## Information supplied
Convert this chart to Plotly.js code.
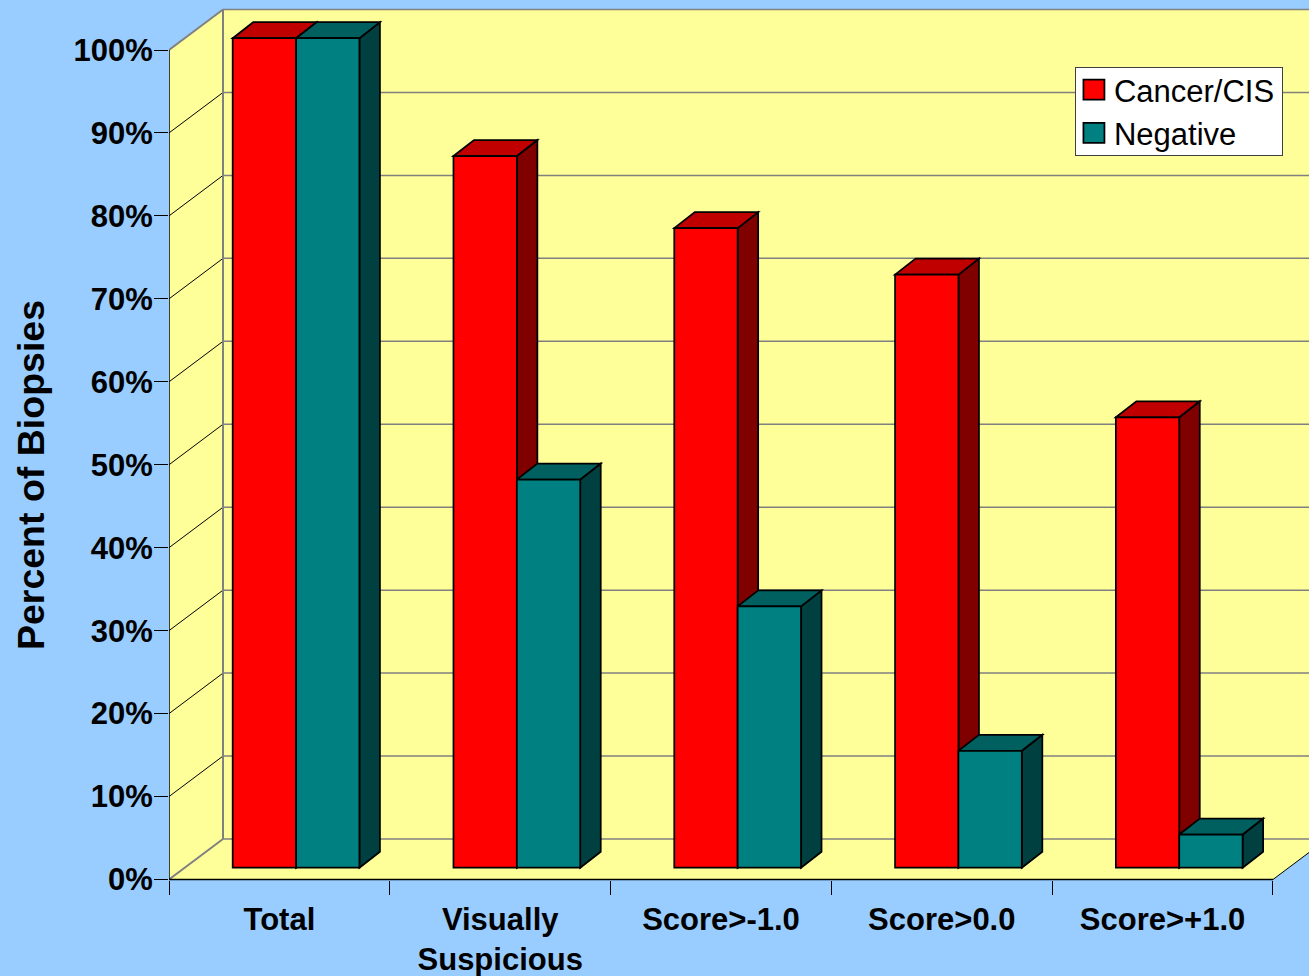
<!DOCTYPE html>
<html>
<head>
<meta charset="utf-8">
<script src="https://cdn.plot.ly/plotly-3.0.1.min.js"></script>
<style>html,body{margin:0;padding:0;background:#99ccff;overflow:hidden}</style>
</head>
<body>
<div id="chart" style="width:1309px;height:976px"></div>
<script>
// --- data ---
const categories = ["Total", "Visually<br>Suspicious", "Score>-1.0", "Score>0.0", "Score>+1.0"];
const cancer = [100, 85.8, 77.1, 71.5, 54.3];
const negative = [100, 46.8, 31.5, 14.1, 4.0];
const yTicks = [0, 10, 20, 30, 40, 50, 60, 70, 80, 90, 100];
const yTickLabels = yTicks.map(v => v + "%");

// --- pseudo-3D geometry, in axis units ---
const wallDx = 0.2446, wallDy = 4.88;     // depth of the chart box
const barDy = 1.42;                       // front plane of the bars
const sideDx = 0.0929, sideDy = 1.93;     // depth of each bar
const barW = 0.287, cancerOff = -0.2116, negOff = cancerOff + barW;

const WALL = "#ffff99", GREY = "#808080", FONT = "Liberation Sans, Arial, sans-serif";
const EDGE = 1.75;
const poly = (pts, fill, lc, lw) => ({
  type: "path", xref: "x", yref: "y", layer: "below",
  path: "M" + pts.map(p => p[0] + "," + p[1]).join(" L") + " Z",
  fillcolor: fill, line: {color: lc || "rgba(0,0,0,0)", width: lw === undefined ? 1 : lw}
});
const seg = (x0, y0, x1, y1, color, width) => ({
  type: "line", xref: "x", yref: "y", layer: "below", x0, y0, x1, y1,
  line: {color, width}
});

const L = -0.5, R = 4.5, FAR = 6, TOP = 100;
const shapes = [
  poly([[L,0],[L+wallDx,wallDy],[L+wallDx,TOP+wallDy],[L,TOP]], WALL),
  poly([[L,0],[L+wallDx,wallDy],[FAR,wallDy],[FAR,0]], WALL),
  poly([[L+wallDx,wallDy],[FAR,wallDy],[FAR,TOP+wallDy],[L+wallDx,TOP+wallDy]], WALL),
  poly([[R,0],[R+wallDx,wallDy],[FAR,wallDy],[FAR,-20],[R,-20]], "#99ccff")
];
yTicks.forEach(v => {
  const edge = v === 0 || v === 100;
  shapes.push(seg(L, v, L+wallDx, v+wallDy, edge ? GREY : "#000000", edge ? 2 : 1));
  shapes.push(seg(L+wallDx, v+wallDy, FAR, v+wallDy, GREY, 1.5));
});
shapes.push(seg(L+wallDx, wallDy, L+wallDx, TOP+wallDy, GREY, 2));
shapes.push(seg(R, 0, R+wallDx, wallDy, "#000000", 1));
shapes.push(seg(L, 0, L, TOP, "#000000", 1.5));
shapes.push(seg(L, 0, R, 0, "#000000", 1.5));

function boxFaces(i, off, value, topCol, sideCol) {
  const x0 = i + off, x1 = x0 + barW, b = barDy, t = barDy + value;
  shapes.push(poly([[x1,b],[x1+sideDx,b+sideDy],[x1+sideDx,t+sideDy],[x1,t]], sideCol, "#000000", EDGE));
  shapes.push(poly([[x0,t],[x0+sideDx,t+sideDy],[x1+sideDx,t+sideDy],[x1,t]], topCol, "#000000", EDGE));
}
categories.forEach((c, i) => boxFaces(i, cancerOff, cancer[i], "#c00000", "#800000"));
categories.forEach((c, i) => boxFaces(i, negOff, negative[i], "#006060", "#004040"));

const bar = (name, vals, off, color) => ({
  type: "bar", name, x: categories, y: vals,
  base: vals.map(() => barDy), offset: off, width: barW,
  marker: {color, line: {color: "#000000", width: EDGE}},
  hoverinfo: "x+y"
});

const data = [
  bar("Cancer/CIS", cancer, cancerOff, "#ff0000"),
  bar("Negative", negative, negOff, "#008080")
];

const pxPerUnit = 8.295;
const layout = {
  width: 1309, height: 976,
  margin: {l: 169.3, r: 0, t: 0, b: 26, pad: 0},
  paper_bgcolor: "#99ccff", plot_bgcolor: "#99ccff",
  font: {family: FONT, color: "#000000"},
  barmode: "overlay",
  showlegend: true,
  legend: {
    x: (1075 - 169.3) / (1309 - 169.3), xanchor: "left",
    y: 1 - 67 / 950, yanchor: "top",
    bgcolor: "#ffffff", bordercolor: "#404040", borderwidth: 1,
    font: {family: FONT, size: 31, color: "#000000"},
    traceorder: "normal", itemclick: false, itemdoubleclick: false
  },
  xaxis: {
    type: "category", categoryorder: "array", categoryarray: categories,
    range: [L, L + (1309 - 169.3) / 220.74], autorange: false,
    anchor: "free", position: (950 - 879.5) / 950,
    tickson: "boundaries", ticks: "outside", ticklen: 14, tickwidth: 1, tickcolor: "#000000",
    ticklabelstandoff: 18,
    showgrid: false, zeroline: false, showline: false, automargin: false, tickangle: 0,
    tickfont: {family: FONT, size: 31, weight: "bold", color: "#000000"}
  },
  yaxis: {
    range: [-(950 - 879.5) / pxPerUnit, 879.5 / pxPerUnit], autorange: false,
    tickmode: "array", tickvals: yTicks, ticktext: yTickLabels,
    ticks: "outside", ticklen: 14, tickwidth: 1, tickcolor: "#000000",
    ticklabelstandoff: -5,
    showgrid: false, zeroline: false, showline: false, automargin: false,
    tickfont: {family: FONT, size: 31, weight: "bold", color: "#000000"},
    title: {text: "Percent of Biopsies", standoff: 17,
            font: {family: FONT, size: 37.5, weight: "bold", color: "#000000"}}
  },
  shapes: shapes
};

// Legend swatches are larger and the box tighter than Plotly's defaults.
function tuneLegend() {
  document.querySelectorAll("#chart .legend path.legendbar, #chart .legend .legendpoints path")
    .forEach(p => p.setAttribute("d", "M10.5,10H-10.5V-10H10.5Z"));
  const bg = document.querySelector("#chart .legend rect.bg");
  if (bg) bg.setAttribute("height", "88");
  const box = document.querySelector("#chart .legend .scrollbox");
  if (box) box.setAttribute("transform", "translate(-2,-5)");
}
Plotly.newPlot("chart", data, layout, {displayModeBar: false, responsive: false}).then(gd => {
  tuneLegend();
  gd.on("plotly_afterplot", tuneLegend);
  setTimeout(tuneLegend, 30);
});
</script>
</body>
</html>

--

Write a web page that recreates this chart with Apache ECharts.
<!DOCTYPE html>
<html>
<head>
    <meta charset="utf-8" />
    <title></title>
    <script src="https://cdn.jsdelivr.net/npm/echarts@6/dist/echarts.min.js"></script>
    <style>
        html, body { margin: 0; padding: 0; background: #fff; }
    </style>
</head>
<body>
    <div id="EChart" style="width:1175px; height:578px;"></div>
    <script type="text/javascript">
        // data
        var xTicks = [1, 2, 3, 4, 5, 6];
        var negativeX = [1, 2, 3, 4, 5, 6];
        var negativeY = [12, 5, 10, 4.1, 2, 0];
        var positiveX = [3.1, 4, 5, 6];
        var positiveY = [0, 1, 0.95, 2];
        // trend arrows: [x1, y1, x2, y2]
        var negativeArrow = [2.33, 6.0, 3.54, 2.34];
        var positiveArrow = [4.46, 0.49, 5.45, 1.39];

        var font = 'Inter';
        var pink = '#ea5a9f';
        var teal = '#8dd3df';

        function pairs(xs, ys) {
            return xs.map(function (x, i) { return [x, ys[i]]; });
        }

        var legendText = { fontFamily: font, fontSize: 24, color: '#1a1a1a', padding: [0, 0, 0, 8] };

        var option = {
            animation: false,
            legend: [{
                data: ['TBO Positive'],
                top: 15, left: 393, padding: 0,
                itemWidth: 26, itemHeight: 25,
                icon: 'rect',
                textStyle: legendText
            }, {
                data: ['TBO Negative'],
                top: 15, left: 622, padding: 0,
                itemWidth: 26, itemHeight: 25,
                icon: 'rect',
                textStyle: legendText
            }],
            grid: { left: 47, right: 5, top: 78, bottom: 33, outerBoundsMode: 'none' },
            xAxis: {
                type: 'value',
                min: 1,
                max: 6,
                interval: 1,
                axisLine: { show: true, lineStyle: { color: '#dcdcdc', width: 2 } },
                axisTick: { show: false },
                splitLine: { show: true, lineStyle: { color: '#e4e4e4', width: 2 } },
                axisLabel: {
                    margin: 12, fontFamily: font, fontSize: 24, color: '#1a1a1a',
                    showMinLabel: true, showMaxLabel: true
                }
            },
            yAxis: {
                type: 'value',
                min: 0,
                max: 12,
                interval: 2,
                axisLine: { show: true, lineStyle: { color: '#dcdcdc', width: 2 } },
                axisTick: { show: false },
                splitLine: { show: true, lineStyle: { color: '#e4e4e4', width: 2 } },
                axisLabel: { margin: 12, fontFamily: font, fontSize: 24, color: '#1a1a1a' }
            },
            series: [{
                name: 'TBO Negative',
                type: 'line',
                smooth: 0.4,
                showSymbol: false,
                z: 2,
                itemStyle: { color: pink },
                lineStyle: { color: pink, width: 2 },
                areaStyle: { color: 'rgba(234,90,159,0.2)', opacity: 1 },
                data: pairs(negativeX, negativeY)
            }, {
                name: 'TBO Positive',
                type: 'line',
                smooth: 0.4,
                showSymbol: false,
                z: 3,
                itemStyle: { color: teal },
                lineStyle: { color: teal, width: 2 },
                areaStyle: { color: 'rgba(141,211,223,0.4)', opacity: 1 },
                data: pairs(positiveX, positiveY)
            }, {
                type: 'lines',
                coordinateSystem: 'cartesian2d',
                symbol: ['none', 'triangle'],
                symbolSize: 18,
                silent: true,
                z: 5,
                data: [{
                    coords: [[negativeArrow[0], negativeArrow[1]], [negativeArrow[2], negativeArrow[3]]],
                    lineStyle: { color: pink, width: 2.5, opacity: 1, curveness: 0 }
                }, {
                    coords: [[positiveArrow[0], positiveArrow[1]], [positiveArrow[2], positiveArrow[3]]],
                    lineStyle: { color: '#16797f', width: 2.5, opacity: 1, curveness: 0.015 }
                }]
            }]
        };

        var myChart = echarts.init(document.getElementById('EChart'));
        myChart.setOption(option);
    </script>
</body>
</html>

## Request
Pictures are excluded. Repeat exactly the lines from the one containing "Convert this chart to Plotly.js code." to the one containing "const barW = 0.287, cancerOff", inclusive.

## Written answer
Convert this chart to Plotly.js code.
<!DOCTYPE html>
<html>
<head>
<meta charset="utf-8">
<script src="https://cdn.plot.ly/plotly-3.0.1.min.js"></script>
<style>html,body{margin:0;padding:0;background:#99ccff;overflow:hidden}</style>
</head>
<body>
<div id="chart" style="width:1309px;height:976px"></div>
<script>
// --- data ---
const categories = ["Total", "Visually<br>Suspicious", "Score>-1.0", "Score>0.0", "Score>+1.0"];
const cancer = [100, 85.8, 77.1, 71.5, 54.3];
const negative = [100, 46.8, 31.5, 14.1, 4.0];
const yTicks = [0, 10, 20, 30, 40, 50, 60, 70, 80, 90, 100];
const yTickLabels = yTicks.map(v => v + "%");

// --- pseudo-3D geometry, in axis units ---
const wallDx = 0.2446, wallDy = 4.88;     // depth of the chart box
const barDy = 1.42;                       // front plane of the bars
const sideDx = 0.0929, sideDy = 1.93;     // depth of each bar
const barW = 0.287, cancerOff = -0.2116, negOff = cancerOff + barW;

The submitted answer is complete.